Today the suitcase flew into Cuba, ready to be shown at the Fototeca, in Habana. Besides, Alinka Echevería–wonderful Mexican photographer, and one of the artists involved–will be working with several talented local photographer’s: the suitcase will leave the island with a new artist-book, created collectively.

And so the suitcase will travel now, and keep on traveling, and it will acquire a will of its own. It will travel with what it contains, both the new and some of the old, making space for both chance and accident, and at every stop a new artist will be added to the list and at every gallery or museum the project will be presented in a different type of installation. And just like before: who knows where it will end up, and in whose hands.

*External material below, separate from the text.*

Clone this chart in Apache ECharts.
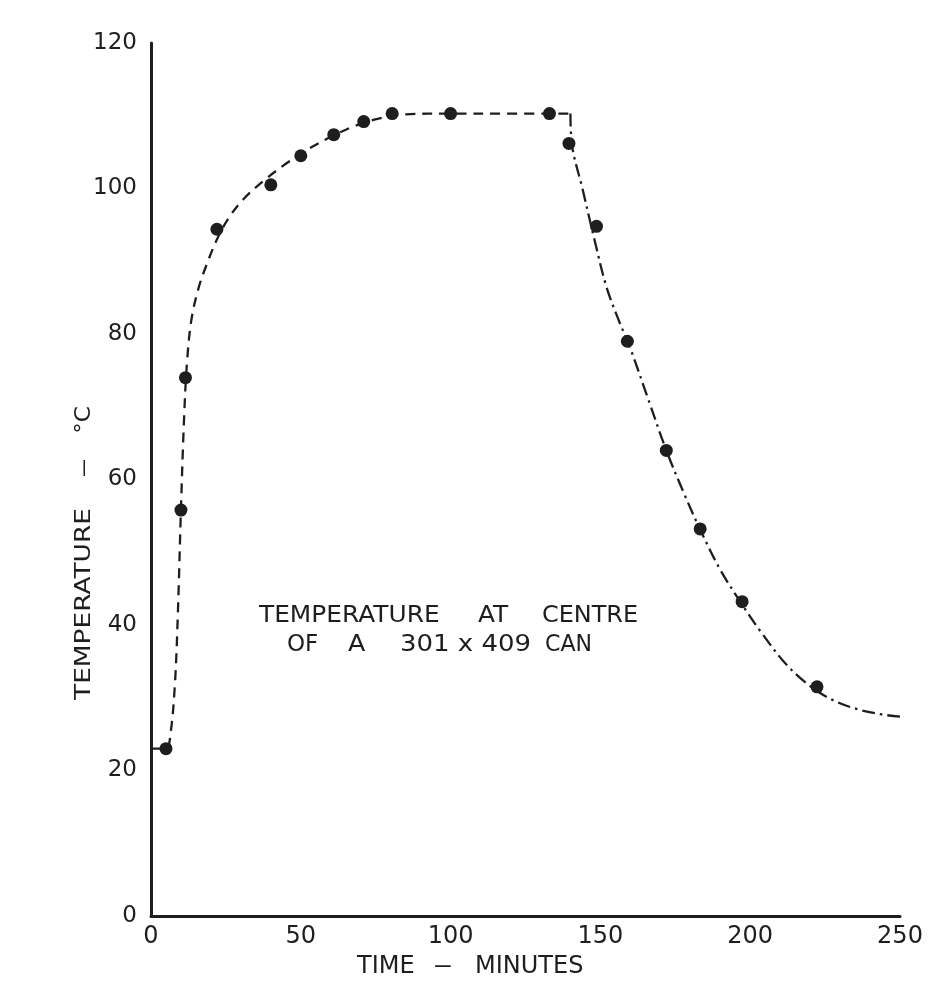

Artists: Ramiro Chaves, Mark Powell, Mezli Vega, José Luis Cuevas, Carlos Casas, Maggie Delgado, Santiago da Silva, Carlos Álvarez Montero, Alinka Echeverría, Lorena Moreno, Andrés Padilla, Corine Vermeulen, Alfredo Moreno, Omar Gamez, Gabriella Gómez-Mont and the anonymous photographer, the original owner of the suitcase.

(Muchas gracias a Alinka Echevería, Lorena Moreno y Maggie Delgado por su ayuda. Y gracias a Nelson–curador de Noviembre fotográfico– por su invitación.)

(Soon a website for la Maleta)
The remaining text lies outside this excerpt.